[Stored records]

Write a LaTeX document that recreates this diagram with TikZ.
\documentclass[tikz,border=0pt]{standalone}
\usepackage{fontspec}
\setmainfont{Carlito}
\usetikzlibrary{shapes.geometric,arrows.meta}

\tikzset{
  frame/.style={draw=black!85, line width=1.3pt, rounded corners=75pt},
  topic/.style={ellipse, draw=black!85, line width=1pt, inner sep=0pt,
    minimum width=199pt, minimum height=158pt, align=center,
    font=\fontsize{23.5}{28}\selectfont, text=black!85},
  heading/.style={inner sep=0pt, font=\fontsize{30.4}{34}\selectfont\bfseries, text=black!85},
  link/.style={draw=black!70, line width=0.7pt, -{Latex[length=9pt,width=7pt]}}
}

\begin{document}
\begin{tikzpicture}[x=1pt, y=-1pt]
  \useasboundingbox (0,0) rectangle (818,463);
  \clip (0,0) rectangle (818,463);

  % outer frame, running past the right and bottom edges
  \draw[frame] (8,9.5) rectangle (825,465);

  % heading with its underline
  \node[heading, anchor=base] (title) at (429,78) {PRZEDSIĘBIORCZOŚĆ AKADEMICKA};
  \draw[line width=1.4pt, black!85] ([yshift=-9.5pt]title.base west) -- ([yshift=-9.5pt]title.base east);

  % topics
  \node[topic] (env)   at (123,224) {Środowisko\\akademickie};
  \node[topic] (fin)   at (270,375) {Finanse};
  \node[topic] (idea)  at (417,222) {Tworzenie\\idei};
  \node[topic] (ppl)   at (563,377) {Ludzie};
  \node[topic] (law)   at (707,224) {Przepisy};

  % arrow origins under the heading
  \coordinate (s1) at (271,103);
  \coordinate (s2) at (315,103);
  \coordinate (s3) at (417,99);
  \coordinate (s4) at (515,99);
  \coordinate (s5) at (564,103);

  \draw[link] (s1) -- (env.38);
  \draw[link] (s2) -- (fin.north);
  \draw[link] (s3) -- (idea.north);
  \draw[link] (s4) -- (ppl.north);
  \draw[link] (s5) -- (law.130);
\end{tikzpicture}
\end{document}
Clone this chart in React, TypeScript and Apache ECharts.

Exercise directions:
Every record shown above should be written out again exactly.

Exercise result:
Write a LaTeX document that recreates this diagram with TikZ.
\documentclass[tikz,border=0pt]{standalone}
\usepackage{fontspec}
\setmainfont{Carlito}
\usetikzlibrary{shapes.geometric,arrows.meta}

\tikzset{
  frame/.style={draw=black!85, line width=1.3pt, rounded corners=75pt},
  topic/.style={ellipse, draw=black!85, line width=1pt, inner sep=0pt,
    minimum width=199pt, minimum height=158pt, align=center,
    font=\fontsize{23.5}{28}\selectfont, text=black!85},
  heading/.style={inner sep=0pt, font=\fontsize{30.4}{34}\selectfont\bfseries, text=black!85},
  link/.style={draw=black!70, line width=0.7pt, -{Latex[length=9pt,width=7pt]}}
}

\begin{document}
\begin{tikzpicture}[x=1pt, y=-1pt]
  \useasboundingbox (0,0) rectangle (818,463);
  \clip (0,0) rectangle (818,463);

  % outer frame, running past the right and bottom edges
  \draw[frame] (8,9.5) rectangle (825,465);

  % heading with its underline
  \node[heading, anchor=base] (title) at (429,78) {PRZEDSIĘBIORCZOŚĆ AKADEMICKA};
  \draw[line width=1.4pt, black!85] ([yshift=-9.5pt]title.base west) -- ([yshift=-9.5pt]title.base east);

  % topics
  \node[topic] (env)   at (123,224) {Środowisko\\akademickie};
  \node[topic] (fin)   at (270,375) {Finanse};
  \node[topic] (idea)  at (417,222) {Tworzenie\\idei};
  \node[topic] (ppl)   at (563,377) {Ludzie};
  \node[topic] (law)   at (707,224) {Przepisy};

  % arrow origins under the heading
  \coordinate (s1) at (271,103);
  \coordinate (s2) at (315,103);
  \coordinate (s3) at (417,99);
  \coordinate (s4) at (515,99);
  \coordinate (s5) at (564,103);

  \draw[link] (s1) -- (env.38);
  \draw[link] (s2) -- (fin.north);
  \draw[link] (s3) -- (idea.north);
  \draw[link] (s4) -- (ppl.north);
  \draw[link] (s5) -- (law.130);
\end{tikzpicture}
\end{document}
Clone this chart in React, TypeScript and Apache ECharts.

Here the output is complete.